Proving that $$\sum_{n=1}^{\infty}S(n,n-2)x^n = \frac{x^3(1+2x)}{(1-x)^5}$$ where $S(n,n-2)$ are the Stirling numbers of the second kind.
On
How are you defining the Stirling numbers of the second kind? What identities or recurrences involving them do you know? It happens that $$ S(n,n-2) = \dfrac{(3n-5) n (n-1)(n-2)}{24} $$ Or perhaps something else at OEIS sequence A001296 may be useful.
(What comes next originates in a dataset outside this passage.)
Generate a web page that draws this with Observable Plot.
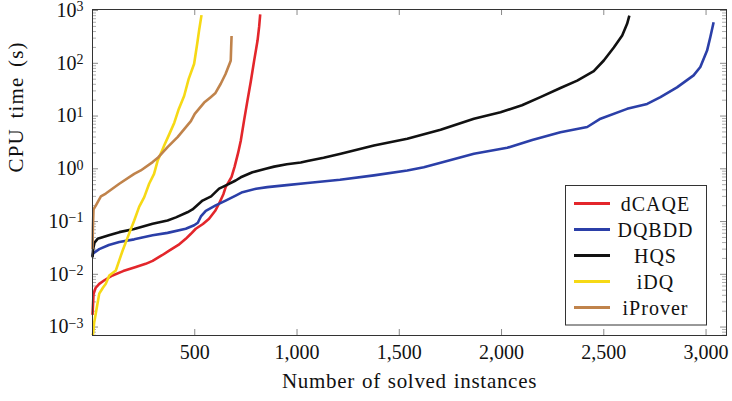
<!DOCTYPE html>
<html>
<head>
<meta charset="utf-8">
<script src="https://cdn.jsdelivr.net/npm/d3@7"></script>
<script src="https://cdn.jsdelivr.net/npm/@observablehq/plot@0.6"></script>
<style>
  html, body { margin: 0; padding: 0; background: #fff; }
  #chart svg { display: block; }
</style>
</head>
<body>
<div id="chart"></div>
<script>
// ---- Data ----
const seriesNames = ["dCAQE", "DQBDD", "HQS", "iDQ", "iProver"];
const seriesColors = ["#e3262b", "#2b3fa8", "#111111", "#f6d915", "#c0834b"];

const dcaqeN = [0, 5, 15, 33, 60, 98, 150, 212, 260, 294, 340, 375, 420, 456, 480, 505, 540, 570, 600, 619, 640, 651, 668, 680, 695, 712, 725, 741, 757, 774, 790, 807, 815, 820];
const dcaqeT = [0.0017, 0.0042, 0.0055, 0.0066, 0.0078, 0.0095, 0.0115, 0.0138, 0.0158, 0.018, 0.023, 0.028, 0.036, 0.047, 0.058, 0.073, 0.09, 0.113, 0.16, 0.22, 0.33, 0.45, 0.58, 0.7, 1.1, 2.0, 3.4, 8.2, 19, 45, 110, 270, 500, 850];

const dqbddN = [0, 3, 33, 80, 131, 204, 294, 367, 456, 497, 515, 530, 554, 600, 651, 700, 733, 800, 855, 950, 1051, 1210, 1376, 1539, 1620, 1702, 1865, 2028, 2150, 2288, 2419, 2484, 2614, 2712, 2777, 2858, 2939, 2972, 3005, 3021, 3037];
const dqbddT = [0.022, 0.025, 0.030, 0.036, 0.041, 0.046, 0.055, 0.061, 0.073, 0.085, 0.095, 0.125, 0.16, 0.2, 0.25, 0.31, 0.36, 0.42, 0.45, 0.49, 0.54, 0.62, 0.75, 0.93, 1.07, 1.3, 1.93, 2.5, 3.5, 4.95, 6.2, 8.9, 13.7, 17, 22.8, 35, 59, 85, 174, 315, 600];

const hqsN = [0, 3, 10, 25, 80, 131, 204, 294, 367, 408, 464, 489, 538, 580, 619, 660, 700, 725, 782, 847, 888, 950, 1018, 1051, 1130, 1214, 1376, 1539, 1702, 1865, 1995, 2100, 2190, 2288, 2370, 2451, 2500, 2549, 2590, 2614, 2625];
const hqsT = [0.021, 0.03, 0.04, 0.047, 0.055, 0.063, 0.072, 0.091, 0.105, 0.12, 0.15, 0.17, 0.25, 0.3, 0.42, 0.5, 0.6, 0.69, 0.86, 1.0, 1.1, 1.22, 1.32, 1.4, 1.62, 1.93, 2.77, 3.7, 5.5, 8.9, 11.8, 16, 22.8, 34, 47, 71, 113, 200, 336, 560, 800];

const idqN = [0, 3, 8, 16, 33, 50, 65, 82, 114, 130, 147, 179, 204, 228, 253, 277, 301, 318, 342, 351, 375, 400, 420, 448, 470, 497, 513, 521, 533];
const idqT = [0.0007, 0.00075, 0.0012, 0.0018, 0.0043, 0.0055, 0.0066, 0.0095, 0.0118, 0.018, 0.028, 0.059, 0.105, 0.19, 0.29, 0.52, 0.8, 1.4, 2.3, 2.8, 4.5, 7.5, 13, 24, 50, 98, 250, 417, 820];

const iproverN = [0, 2, 5, 16, 41, 65, 131, 204, 236, 294, 318, 367, 416, 481, 500, 546, 578, 600, 627, 650, 673, 676, 678, 680];
const iproverT = [0.03, 0.08, 0.17, 0.2, 0.3, 0.34, 0.52, 0.8, 0.93, 1.34, 1.6, 2.57, 4.0, 8.0, 11, 18, 22.8, 27, 41, 62, 105, 113, 200, 330];

const xTicks = [500, 1000, 1500, 2000, 2500, 3000];
const yMajorTicks = [1e-3, 1e-2, 1e-1, 1, 10, 100, 1000];
const xLabel = "Number of solved instances";
const yLabel = "CPU time (s)";

// ---- Build table ----
const seriesN = [dcaqeN, dqbddN, hqsN, idqN, iproverN];
const seriesT = [dcaqeT, dqbddT, hqsT, idqT, iproverT];
const rows = [];
seriesNames.forEach((name, i) => {
  seriesN[i].forEach((n, j) => rows.push({solver: name, n, t: seriesT[i][j]}));
});

const yMinorTicks = [];
for (let e = -4; e <= 3; e++) {
  for (let m = 2; m <= 9; m++) yMinorTicks.push(m * Math.pow(10, e));
}

// ---- Layout ----
const W = 732, H = 401;
const mL = 92, mR = 6, mT = 9, mB = 66;
const pw = W - mL - mR, ph = H - mT - mB;
const yDomain = [Math.pow(10, -3.16), Math.pow(10, 3.02)];
const minorIn = yMinorTicks.filter(v => v > yDomain[0] && v < yDomain[1]);

const chart = Plot.plot({
  width: W, height: H,
  marginLeft: mL, marginRight: mR, marginTop: mT, marginBottom: mB,
  style: {fontFamily: "'Liberation Serif', serif", fontSize: "20px", background: "#fff", color: "#111", overflow: "visible"},
  x: {domain: [0, 3100]},
  y: {type: "log", domain: yDomain},
  color: {domain: seriesNames, range: seriesColors},
  marks: [
    // inward tick marks (bottom/top, left/right)
    Plot.tickX(xTicks, {x: d => d, insetTop: ph - 6, stroke: "#8a8a8a", strokeWidth: 1}),
    Plot.tickX(xTicks, {x: d => d, insetBottom: ph - 6, stroke: "#8a8a8a", strokeWidth: 1}),
    Plot.tickY(yMajorTicks, {y: d => d, insetRight: pw - 6, stroke: "#8a8a8a", strokeWidth: 1}),
    Plot.tickY(yMajorTicks, {y: d => d, insetLeft: pw - 6, stroke: "#8a8a8a", strokeWidth: 1}),
    Plot.tickY(minorIn, {y: d => d, insetRight: pw - 4, stroke: "#9a9a9a", strokeWidth: 0.8}),
    Plot.tickY(minorIn, {y: d => d, insetLeft: pw - 4, stroke: "#9a9a9a", strokeWidth: 0.8}),
    Plot.line(rows, {x: "n", y: "t", z: "solver", stroke: "solver", strokeWidth: 2.6, strokeLinejoin: "round", strokeLinecap: "butt"}),
    Plot.frame({stroke: "#333", strokeWidth: 1}),
    Plot.axisX({ticks: xTicks, tickSize: 0, tickPadding: 9, tickFormat: d3.format(","), label: null, fontSize: 20}),
    Plot.axisY({ticks: yMajorTicks, tickSize: 0, tickPadding: 9, label: null, fontSize: 20,
      tickFormat: d => "10^" + Math.round(Math.log10(d))}),
    Plot.text([xLabel], {text: d => d, frameAnchor: "bottom", dy: 52, fontSize: 21, fill: "#111"}),
    Plot.text([yLabel], {text: d => d, frameAnchor: "left", dx: -76, rotate: -90, fontSize: 21, fill: "#111"})
  ]
});

document.getElementById("chart").appendChild(chart);

const svg = d3.select(chart);
// superscript exponents on y tick labels
svg.selectAll('g[aria-label="y-axis tick label"] text').each(function() {
  const s = this.textContent;
  if (!s.startsWith("10^")) return;
  const exp = s.slice(3).replace("-", "\u2212");
  const t = d3.select(this);
  t.text("10");
  t.append("tspan").attr("dy", "-5.5px").attr("font-size", "14px").text(exp);
});
// letter spacing on axis labels to approximate the TeX font's width
svg.selectAll('g[aria-label="text"] text').each(function() {
  const s = this.textContent;
  if (s === xLabel) d3.select(this).attr("letter-spacing", "0.7px").attr("word-spacing", "1px");
  if (s === yLabel) d3.select(this).attr("letter-spacing", "1.2px").attr("word-spacing", "3px");
});

// legend inside plot area (bottom-right)
const lg = svg.append("g").attr("font-family", "'Liberation Serif', serif").attr("font-size", 20);
const lx = 565.5, ly = 185.5, lw = 141, lh = 139.5, rowH = 26;
lg.append("rect").attr("x", lx).attr("y", ly).attr("width", lw).attr("height", lh)
  .attr("fill", "#fff").attr("stroke", "#333").attr("stroke-width", 1);
seriesNames.forEach((name, i) => {
  const cy = 203.5 + i * rowH;
  lg.append("line").attr("x1", 574).attr("x2", 610).attr("y1", cy).attr("y2", cy)
    .attr("stroke", seriesColors[i]).attr("stroke-width", 2.8);
  lg.append("text").attr("x", 655.5).attr("y", cy).attr("dy", "0.35em")
    .attr("text-anchor", "middle").attr("fill", "#111").attr("letter-spacing", "1px").text(name);
});
</script>
</body>
</html>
Given the known recurrence for Stirling No. of the $2$nd kind $$ \left\{ \matrix{ n \cr m \cr} \right\} = m\left\{ \matrix{ n - 1 \cr m \cr} \right\} + \left\{ \matrix{ n - 1 \cr m - 1 \cr} \right\} $$ we obtain $$ \eqalign{ & \left\{ \matrix{ n \cr n - 1 \cr} \right\} = \left( {n - 1} \right)\left\{ \matrix{ n - 1 \cr n - 1 \cr} \right\} + \left\{ \matrix{ n - 1 \cr n - 2 \cr} \right\} = \left( {n - 1} \right) + \left\{ \matrix{ n - 1 \cr n - 2 \cr} \right\}\quad \Rightarrow \quad \cr & \Rightarrow \quad \left\{ \matrix{ n \cr n - 1 \cr} \right\} = \left( \matrix{ n \cr n - 2 \cr} \right) = \left[ {0 \le n} \right]\left( \matrix{ n \cr 2 \cr} \right) \cr} $$ where $[P]$ is the Iverson bracket: $ \left\{ \matrix{ [TRUE] = 1 \hfill \cr [FALSE] = 0 \hfill \cr} \right. $
and then $$ \eqalign{ & \left\{ \matrix{ n \cr n - 2 \cr} \right\} = \left( {n - 2} \right)\left\{ \matrix{ n - 1 \cr n - 2 \cr} \right\} + \left\{ \matrix{ n - 1 \cr n - 3 \cr} \right\} = \cr & = \left( {n - 2} \right)\left( \matrix{ n - 1 \cr n - 3 \cr} \right) + \left\{ \matrix{ n - 1 \cr n - 3 \cr} \right\} = \left[ {1 \le n} \right]\left( {n - 2} \right)\left( \matrix{ n - 1 \cr 2 \cr} \right) + \left\{ \matrix{ n - 1 \cr n - 3 \cr} \right\} \cr} $$
Therefrom we can write (we can take the summation index to start from $0$) $$ \eqalign{ & F(x) = \sum\limits_{0\, \le \,n} {\left\{ \matrix{ n \cr n - 2 \cr} \right\}x^{\,n} } = \cr & = \sum\limits_{0\, \le \,n} {\left( {n - 2} \right)\left( \matrix{ n - 1 \cr n - 3 \cr} \right)x^{\,n} } + x\sum\limits_{0\, \le \,n} {\left\{ \matrix{ n - 1 \cr n - 3 \cr} \right\}x^{\,n - 1} } = \cr & = \sum\limits_{0\, \le \,n} {\left( {n - 2} \right)\left( \matrix{ n - 1 \cr n - 3 \cr} \right)x^{\,n} } + x\,F(x) \cr} $$
which finally gives $$ \eqalign{ & \left( {1 - x} \right)F(x) = \sum\limits_{0\, \le \,n} {\left( {n - 2} \right)\left( \matrix{ n - 1 \cr n - 3 \cr} \right)x^{\,n} } = x^{\,3} \sum\limits_{0\, \le \,n} {\left( {n - 2} \right)\left( \matrix{ n - 1 \cr n - 3 \cr} \right)x^{\,n - 3} } = \cr & = x^{\,3} {d \over {d\,x}}\sum\limits_{0\, \le \,n} {\left( \matrix{ n - 1 \cr n - 3 \cr} \right)x^{\,n - 2} } = x^{\,3} {d \over {d\,x}}{1 \over x}\sum\limits_{1\, \le \,n} {\left( \matrix{ n - 1 \cr 2 \cr} \right)x^{\,n - 1} } = x^{\,3} {d \over {d\,x}}{1 \over x}{{x^{\,2} } \over {\left( {1 - x} \right)^{\,3} }} = \cr & = x^{\,3} {d \over {d\,x}}{x \over {\left( {1 - x} \right)^{\,3} }} = x^{\,3} {{1 + 2x} \over {\left( {1 - x} \right)^{\,4} }} \cr} $$
Q.E.D.